What to produce: Retype the whole listing, please, keeping every line exact and dropping the pictures.
** begin Source excerpt **
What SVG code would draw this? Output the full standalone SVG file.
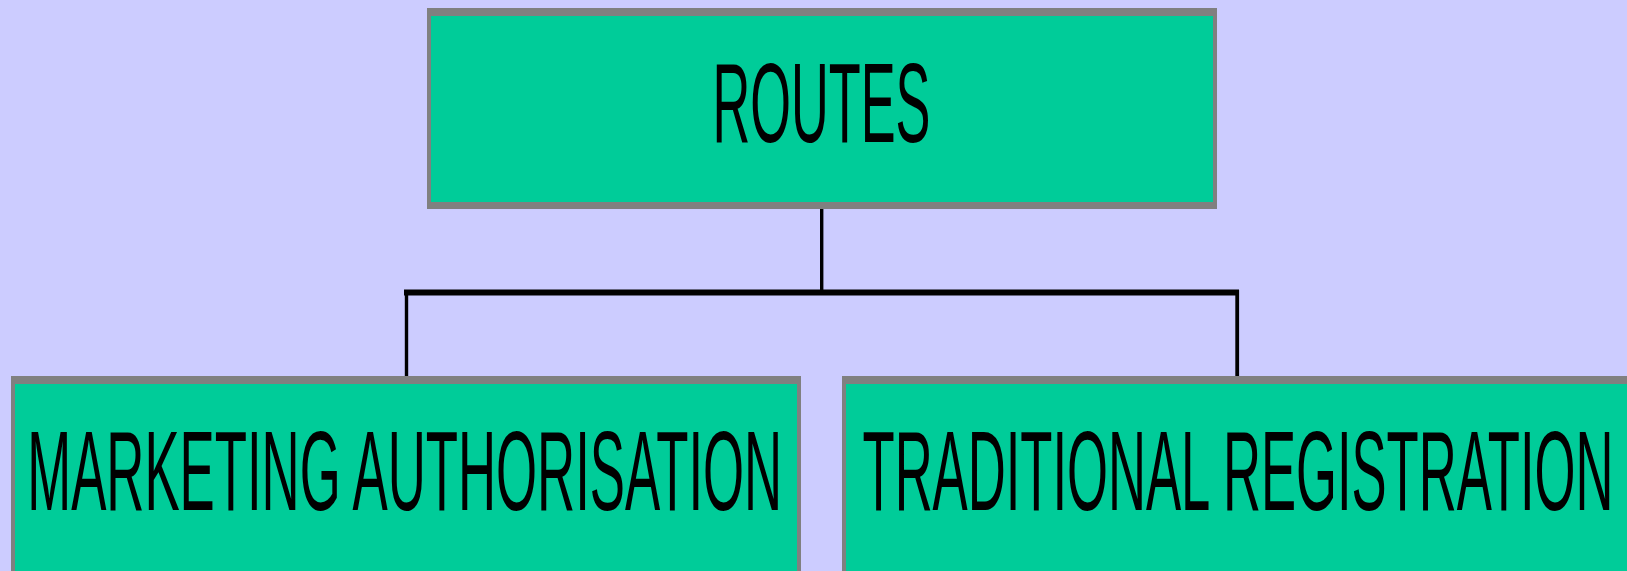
<svg xmlns="http://www.w3.org/2000/svg" width="1627" height="571" viewBox="0 0 1627 571">
  <style>
    .border { fill: #808080; }
    .fill { fill: #00CC99; }
    .label { font-family: "Liberation Sans", Arial, sans-serif; font-size: 113px; fill: #000000; text-anchor: middle; }
    .conn { stroke: #000000; fill: none; stroke-linecap: square; }
  </style>
  <rect x="0" y="0" width="1627" height="571" fill="#CCCCFF"/>
  <g id="connectors">
    <line class="conn" x1="821.7" y1="209" x2="821.7" y2="292" stroke-width="3.4" stroke-linecap="butt"/>
    <line class="conn" x1="407" y1="292.6" x2="1236" y2="292.6" stroke-width="6"/>
    <line class="conn" x1="406.5" y1="292" x2="406.5" y2="376" stroke-width="3.4" stroke-linecap="butt"/>
    <line class="conn" x1="1237.2" y1="292" x2="1237.2" y2="376" stroke-width="3.8" stroke-linecap="butt"/>
  </g>
  <g id="node-routes">
    <rect class="border" x="427" y="8" width="790" height="201"/>
    <rect class="fill" x="431" y="16" width="782" height="186"/>
    <text class="label" x="821.5" y="141.5" textLength="218" lengthAdjust="spacingAndGlyphs">ROUTES</text>
  </g>
  <g id="node-marketing">
    <rect class="border" x="11" y="376" width="790" height="200"/>
    <rect class="fill" x="15" y="384" width="782" height="200"/>
    <text class="label" x="404.7" y="510" textLength="755" lengthAdjust="spacingAndGlyphs">MARKETING AUTHORISATION</text>
  </g>
  <g id="node-traditional">
    <rect class="border" x="842" y="376" width="790" height="200"/>
    <rect class="fill" x="846" y="384" width="782" height="200"/>
    <text class="label" x="1238" y="510" textLength="751" lengthAdjust="spacingAndGlyphs">TRADITIONAL REGISTRATION</text>
  </g>
</svg>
** end Source excerpt **
Written answer:
What SVG code would draw this? Output the full standalone SVG file.
<svg xmlns="http://www.w3.org/2000/svg" width="1627" height="571" viewBox="0 0 1627 571">
  <style>
    .border { fill: #808080; }
    .fill { fill: #00CC99; }
    .label { font-family: "Liberation Sans", Arial, sans-serif; font-size: 113px; fill: #000000; text-anchor: middle; }
    .conn { stroke: #000000; fill: none; stroke-linecap: square; }
  </style>
  <rect x="0" y="0" width="1627" height="571" fill="#CCCCFF"/>
  <g id="connectors">
    <line class="conn" x1="821.7" y1="209" x2="821.7" y2="292" stroke-width="3.4" stroke-linecap="butt"/>
    <line class="conn" x1="407" y1="292.6" x2="1236" y2="292.6" stroke-width="6"/>
    <line class="conn" x1="406.5" y1="292" x2="406.5" y2="376" stroke-width="3.4" stroke-linecap="butt"/>
    <line class="conn" x1="1237.2" y1="292" x2="1237.2" y2="376" stroke-width="3.8" stroke-linecap="butt"/>
  </g>
  <g id="node-routes">
    <rect class="border" x="427" y="8" width="790" height="201"/>
    <rect class="fill" x="431" y="16" width="782" height="186"/>
    <text class="label" x="821.5" y="141.5" textLength="218" lengthAdjust="spacingAndGlyphs">ROUTES</text>
  </g>
  <g id="node-marketing">
    <rect class="border" x="11" y="376" width="790" height="200"/>
    <rect class="fill" x="15" y="384" width="782" height="200"/>
    <text class="label" x="404.7" y="510" textLength="755" lengthAdjust="spacingAndGlyphs">MARKETING AUTHORISATION</text>
  </g>
  <g id="node-traditional">
    <rect class="border" x="842" y="376" width="790" height="200"/>
    <rect class="fill" x="846" y="384" width="782" height="200"/>
    <text class="label" x="1238" y="510" textLength="751" lengthAdjust="spacingAndGlyphs">TRADITIONAL REGISTRATION</text>
  </g>
</svg>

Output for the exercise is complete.